The Securities and Exchange Commission on Wednesday
proposed rules that would allow startup companies to raise capital on the Internet, in small amounts. Investment advisers are wary of the idea.
With its unanimous vote, the agency took the first step to implement the so-called crowdfunding provisions of the Jumpstart Our Business Startups Act, which eases securities registration for small businesses. It was approved overwhelmingly last year by Congress.
(
Related:
What advisers don't know about crowdfunding can hurt them.)
The proposal, which is more than 500 pages and contains about 295 questions for public response, will be open for a 90-day comment after it is published in the Federal Register. The SEC may revise the rule, and another vote is required to finalize it.
Read the full proposal here.
Under the rule, small companies would be able to sell up to $1 million in equity over a 12-month period. Investors with income or net worth of less than $100,000 could invest $2,000 or 5% of their annual income or net worth, whichever is greater, in crowdfunding offerings over a period of 12 months. Investors with income or net worth above $100,000 could invest up to 10% of their income or net worth.
BENEFITS AND DRAWBACKS
Crowdfunding advocates argue that it will enable entrepreneurs to reach new investors, build companies and create jobs. Critics warn that small investors could be harmed by fraudulent offerings.
Investment advisers are skeptical. They contend that it would be virtually impossible to research
amorphous startup companies, which could range from the corner bookstore to the next Apple.
“Anything like this scares me to death,” said C.E. Scott Brewster, owner of Brewster Financial Planning. “The amount of due diligence that would be needed to make sure it's a prudent investment would far outweigh the benefits. It's not the type of investment I would recommend.”
Diahann Lassus, president of
Lassus Wherley & Associates, said that crowdfunding could be a boon for startups, but investors must tread carefully.
“It is absolutely investor beware,” she said. “It will provide opportunities for small businesses that have a bright future to get capital for their growth. But it will also provide opportunities for businesses that don't really have their act together.”
Investors
face the risk of losing money on failed ventures or getting ripped off, according to some advisers.
“There will be ample opportunities for fraud,” said Timothy Chase, managing partner of WMS Partners.
He doubts that his high-net-worth clients will be interested in crowdfunding.
“They're not going to waste an ounce of energy on this,” Mr. Chase said. “The investor that crowdfunding is targeting is the least sophisticated investor.”
INCLUDING SMALL INVESTORS
SEC member
Michael Piwowar argued that crowdfunding will enable investors with modest assets to participate in the next business breakthrough.
“All investors, not just the so-called accredited investors, will have an opportunity to invest in entrepreneurs at an earlier stage than ever before,” he said.
Lawmakers from both parties have been
pressuring the SEC to move ahead with crowdfunding rules, which were supposed to have been proposed by last December.

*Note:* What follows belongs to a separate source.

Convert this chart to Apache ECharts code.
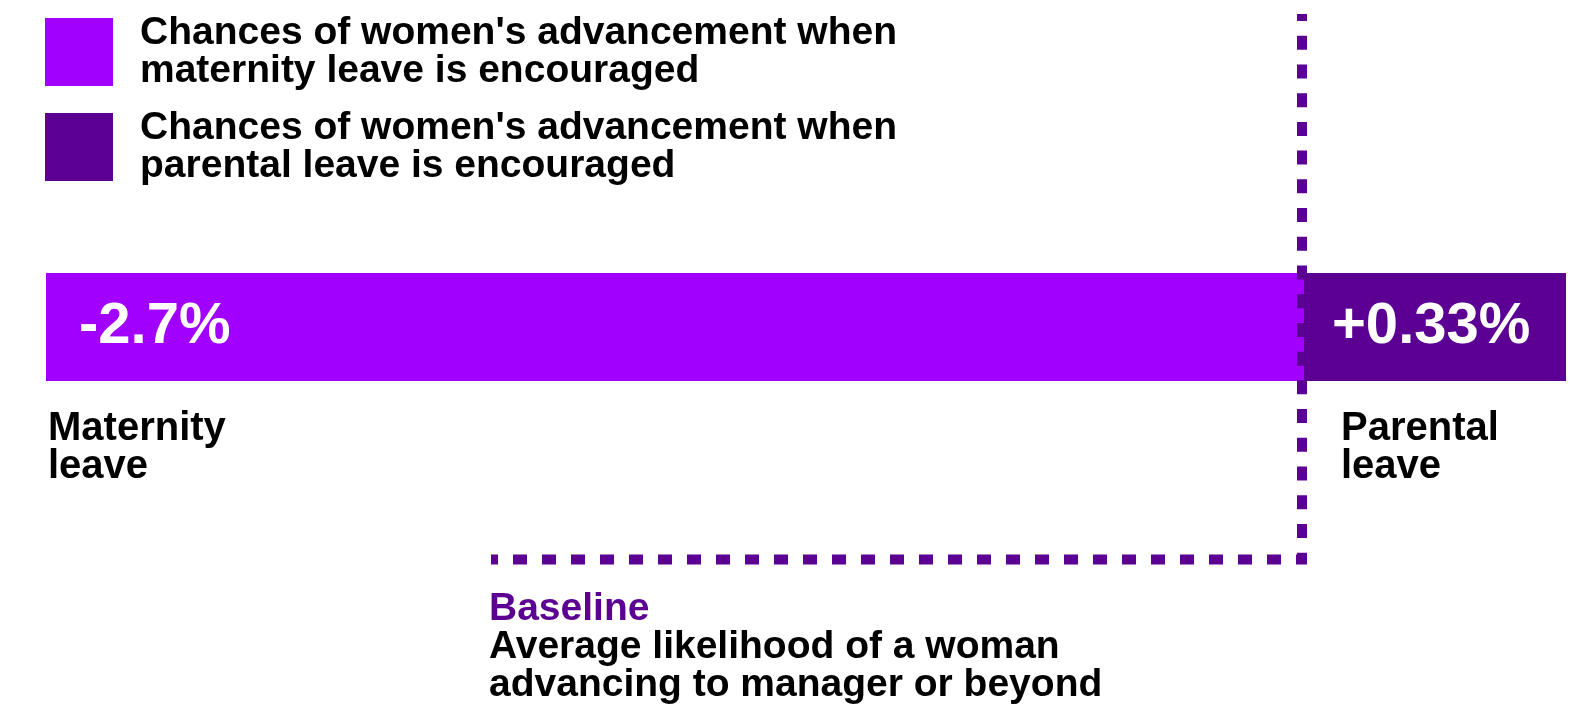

Broker-dealers or platforms that register with the SEC would conduct crowdfunding. The agency estimates that about 50 to 100 crowdfunding portals will operate initially when the rule is approved.
Since the JOBS Act was
signed into law, about 200 companies have begun exploring whether to create a portal or provide services for them, according to Judd Hollas, founder and CEO of Equitynet LLC. He expects about 20% of them to remain once equity crowdfunding gets underway.
“It reminds me of the dotcom boom of 1999,” said Mr. Hollas, whose platform is currently doing crowdfunding with accredited investors. “It is moving that fast. There will be no shortage of portals.”
The portals would not be allowed to offer investment advice and would be prohibited from charging commissions to investors. The proposal doesn't specify whether portals would be responsible for ensuring that investors meet the crowdfunding criteria or whether investors would be allowed to self-certify.
SEC Chairman Mary Jo White said the agency will keep a close eye on how the market develops.
“If the proposal is adopted, the staff will … evaluate the types of issuers using the new crowdfunding exemption, how issuers and intermediaries are complying with the rule, and whether the exemption is promoting capital formation and effectively protecting investors,” she said.
SEC member Kara Stein cautioned that the SEC must address investor protection even as it opens a new avenue of capital formation.
“We know very little about the dynamics of how this financial innovation will work,” Ms. Stein said. “Getting the balance right will likely take time and careful refinement [of the proposal].”